Holy smokes, I thought I'd met my match with this puzzle. But I worked on crosses until the theme FINALLY came to me, and I thought I was home free. Until I put parole for pardon and went sideways for a spell. Some terrific clues here. Nice puzzle!
Wow, the comment section seems to be people not from America complaining that this American puzzle is too American. When I lived in Germany I would attempt German Kreutzwortraetsel from time to time and I have to admit....there were often too many references to German things that I had no idea about, and it did make it tougher.
@Eddie I feel obligated to come to the constructor’s defense on this matter. When I was solving this puzzle the thought never even crossed my mind that it might be filled with too many esoteric Americanisms. A lot of the comments make it sound as if this should have been blatantly obvious to the constructor. This criticism seems a bit extreme to me
I'm an average red-blooded gay man--does that make me homonormative*? I had a college professor who would regularly say "normative" when he meant "normal," and "holistic" when he meant "whole," and "heuristic" when he meant, well I don't know, something that wasn't holistic or normative, I guess. He would smoke pot with, and married one of, his students (not me). He came to embody everything I found risible about Academia. *although in neither the OED or M-W, "Homonormativity" is, in fact, a term coined by Queer theorist Lisa Duggan, around 2003. But I prefer Practice over Theory: I'm a practicing homosexual, and, as we know, practice makes perfect. Or is that TMI? Nice chewy Thursday puzzle, with a lot of misdirects. Thank you, Ms. Dershowitz!
@Bill If I understand correctly, a person can't be *anything*-normative since it's a term that applies to a culture's tendency to explicitly or implicitly designate certain identities as normal and then define all other identities by their distance from that norm. Most cultures, at large, are heteronormative. The culture in a gay bar may be homonormative in that a man there is presumed to be gay (or at least curious) unless stating otherwise. I imagine you know this. I just like talking about language so thanks for giving me an opportunity :)
@Bill I didn't worry about any of the normative stuff. I knew people used it so I went with it, despite not having a clue as to what it meant.
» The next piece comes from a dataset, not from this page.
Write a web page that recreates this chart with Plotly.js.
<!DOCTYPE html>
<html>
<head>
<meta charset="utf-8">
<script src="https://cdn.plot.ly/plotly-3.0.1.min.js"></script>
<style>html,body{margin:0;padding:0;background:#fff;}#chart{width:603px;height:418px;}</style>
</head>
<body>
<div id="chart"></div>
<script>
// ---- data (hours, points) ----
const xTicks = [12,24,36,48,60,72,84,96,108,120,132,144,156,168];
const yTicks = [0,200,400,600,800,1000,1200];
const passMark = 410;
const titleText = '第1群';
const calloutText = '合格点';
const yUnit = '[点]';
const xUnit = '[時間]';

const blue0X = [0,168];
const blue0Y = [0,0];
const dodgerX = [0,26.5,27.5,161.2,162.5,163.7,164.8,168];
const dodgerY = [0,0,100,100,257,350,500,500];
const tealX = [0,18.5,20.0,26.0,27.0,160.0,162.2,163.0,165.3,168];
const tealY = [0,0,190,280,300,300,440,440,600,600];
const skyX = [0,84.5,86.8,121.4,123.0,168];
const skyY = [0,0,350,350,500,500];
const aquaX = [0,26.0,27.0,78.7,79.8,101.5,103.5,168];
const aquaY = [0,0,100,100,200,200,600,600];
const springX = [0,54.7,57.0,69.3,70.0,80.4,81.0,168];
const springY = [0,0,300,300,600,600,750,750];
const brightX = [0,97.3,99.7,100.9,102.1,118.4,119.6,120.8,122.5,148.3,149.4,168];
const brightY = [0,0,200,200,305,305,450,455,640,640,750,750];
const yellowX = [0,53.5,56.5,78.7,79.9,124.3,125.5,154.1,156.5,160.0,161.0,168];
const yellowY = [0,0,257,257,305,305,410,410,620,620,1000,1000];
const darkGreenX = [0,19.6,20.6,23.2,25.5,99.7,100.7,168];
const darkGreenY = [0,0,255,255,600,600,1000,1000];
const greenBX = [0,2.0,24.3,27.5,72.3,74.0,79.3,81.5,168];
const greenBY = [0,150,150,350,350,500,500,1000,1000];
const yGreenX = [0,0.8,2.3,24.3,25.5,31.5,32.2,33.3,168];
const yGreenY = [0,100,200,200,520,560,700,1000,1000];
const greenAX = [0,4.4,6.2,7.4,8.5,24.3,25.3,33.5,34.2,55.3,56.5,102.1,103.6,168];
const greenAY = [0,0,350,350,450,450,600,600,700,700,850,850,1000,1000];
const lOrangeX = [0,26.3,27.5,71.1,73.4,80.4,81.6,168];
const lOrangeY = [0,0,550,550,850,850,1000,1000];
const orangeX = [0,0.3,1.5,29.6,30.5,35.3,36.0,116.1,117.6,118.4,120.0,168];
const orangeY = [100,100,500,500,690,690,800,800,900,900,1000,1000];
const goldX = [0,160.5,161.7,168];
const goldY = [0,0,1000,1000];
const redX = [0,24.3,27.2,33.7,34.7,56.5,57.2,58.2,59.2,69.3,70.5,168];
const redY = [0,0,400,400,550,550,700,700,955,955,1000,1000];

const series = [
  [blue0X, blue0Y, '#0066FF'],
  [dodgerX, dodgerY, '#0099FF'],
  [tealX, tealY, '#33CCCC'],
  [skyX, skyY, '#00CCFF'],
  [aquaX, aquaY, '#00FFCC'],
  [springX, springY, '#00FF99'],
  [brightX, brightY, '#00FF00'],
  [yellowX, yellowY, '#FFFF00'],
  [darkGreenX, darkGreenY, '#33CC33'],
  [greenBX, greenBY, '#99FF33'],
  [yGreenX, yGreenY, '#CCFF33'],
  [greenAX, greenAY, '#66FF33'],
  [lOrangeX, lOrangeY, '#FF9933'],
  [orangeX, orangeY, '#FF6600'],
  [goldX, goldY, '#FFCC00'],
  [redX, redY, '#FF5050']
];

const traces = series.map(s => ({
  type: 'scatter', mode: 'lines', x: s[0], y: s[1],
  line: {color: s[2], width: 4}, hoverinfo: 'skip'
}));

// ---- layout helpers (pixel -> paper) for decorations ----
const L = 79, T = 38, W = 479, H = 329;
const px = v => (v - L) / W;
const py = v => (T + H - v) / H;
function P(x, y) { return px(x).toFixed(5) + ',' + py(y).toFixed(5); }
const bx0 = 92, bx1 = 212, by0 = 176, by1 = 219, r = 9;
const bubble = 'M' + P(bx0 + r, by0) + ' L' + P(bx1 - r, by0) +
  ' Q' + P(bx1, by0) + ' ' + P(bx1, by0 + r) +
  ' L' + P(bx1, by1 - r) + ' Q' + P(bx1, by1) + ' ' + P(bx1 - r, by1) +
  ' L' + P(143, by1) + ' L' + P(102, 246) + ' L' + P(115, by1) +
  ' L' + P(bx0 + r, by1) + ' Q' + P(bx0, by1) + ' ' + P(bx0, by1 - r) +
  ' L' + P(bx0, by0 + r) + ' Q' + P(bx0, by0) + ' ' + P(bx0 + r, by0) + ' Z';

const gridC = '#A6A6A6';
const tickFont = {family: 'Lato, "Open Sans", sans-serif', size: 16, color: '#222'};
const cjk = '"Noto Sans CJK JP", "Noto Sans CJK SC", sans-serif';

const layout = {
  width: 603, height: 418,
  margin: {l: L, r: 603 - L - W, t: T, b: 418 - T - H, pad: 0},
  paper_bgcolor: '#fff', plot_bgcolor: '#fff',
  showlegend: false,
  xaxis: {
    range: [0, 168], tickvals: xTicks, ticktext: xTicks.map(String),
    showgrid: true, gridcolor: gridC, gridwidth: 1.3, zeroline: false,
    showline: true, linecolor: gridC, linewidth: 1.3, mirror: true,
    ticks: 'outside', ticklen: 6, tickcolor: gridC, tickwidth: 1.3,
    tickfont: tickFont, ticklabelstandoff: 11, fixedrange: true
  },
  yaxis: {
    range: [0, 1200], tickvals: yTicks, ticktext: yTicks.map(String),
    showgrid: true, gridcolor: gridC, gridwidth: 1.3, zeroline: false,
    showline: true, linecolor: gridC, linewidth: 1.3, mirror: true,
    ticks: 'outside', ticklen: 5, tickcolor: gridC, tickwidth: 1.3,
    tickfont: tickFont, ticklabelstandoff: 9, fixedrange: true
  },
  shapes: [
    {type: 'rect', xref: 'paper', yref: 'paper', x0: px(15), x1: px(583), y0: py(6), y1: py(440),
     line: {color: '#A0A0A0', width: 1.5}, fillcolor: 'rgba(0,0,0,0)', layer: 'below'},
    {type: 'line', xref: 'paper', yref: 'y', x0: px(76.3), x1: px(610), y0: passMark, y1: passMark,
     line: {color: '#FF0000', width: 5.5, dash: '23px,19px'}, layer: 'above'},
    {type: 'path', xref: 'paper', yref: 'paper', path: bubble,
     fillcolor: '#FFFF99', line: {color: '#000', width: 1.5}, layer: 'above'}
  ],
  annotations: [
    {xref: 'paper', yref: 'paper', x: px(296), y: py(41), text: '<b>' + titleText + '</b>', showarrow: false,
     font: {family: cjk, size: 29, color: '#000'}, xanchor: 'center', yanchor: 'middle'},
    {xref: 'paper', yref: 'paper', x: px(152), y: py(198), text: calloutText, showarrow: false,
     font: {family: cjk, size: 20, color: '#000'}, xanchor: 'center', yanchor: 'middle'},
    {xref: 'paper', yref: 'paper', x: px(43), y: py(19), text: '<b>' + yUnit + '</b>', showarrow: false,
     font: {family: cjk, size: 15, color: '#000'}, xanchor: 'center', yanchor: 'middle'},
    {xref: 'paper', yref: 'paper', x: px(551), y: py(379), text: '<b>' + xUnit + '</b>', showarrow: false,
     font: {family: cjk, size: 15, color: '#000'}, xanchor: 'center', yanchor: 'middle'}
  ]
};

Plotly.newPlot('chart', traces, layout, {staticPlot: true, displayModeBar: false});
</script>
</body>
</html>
Not only was it a huge "Aha Moment" for me when I finally saw what was going on -- it was also a huge relief. I had been SO completely in the dark for what seemed like forever. If I had only gone to the revealer immediately, I probably wouldn't have "suffered" so much, but my "mens rea" left a great deal to be desired this morning. I love you, President MONROE!!! You were my salvation. That "E" in PICKETed absolutely had to be an "O"! PICKETed couldn't be PICKETed. I got to you, President MONROE, a few nanoseconds before I got to TRADE NAMES. At which point the scales fell from my eyes and all became clear. Aha! DON/TED!!! And then back to ANN/RAY!!! ALI/LEA!!! And finally TIM/HAL!!! I had the final "E" in what had come in as HALE (19A) and I couldn't come up with the "marathoner's focus." RACE? TAPE? CORE (as in a runner's sixpack abs)? But RAC, TAP and COR are not names. INTIMATION belatedly gave me TIM. Aha -- TIME!!! One of the hardest Thursday puzzles I've ever done. Solving it makes me feel very smart. If you solved it, you're very smart too. I didn't find it much fun at all until I cottoned on to the trick -- and then I found it enormous fun!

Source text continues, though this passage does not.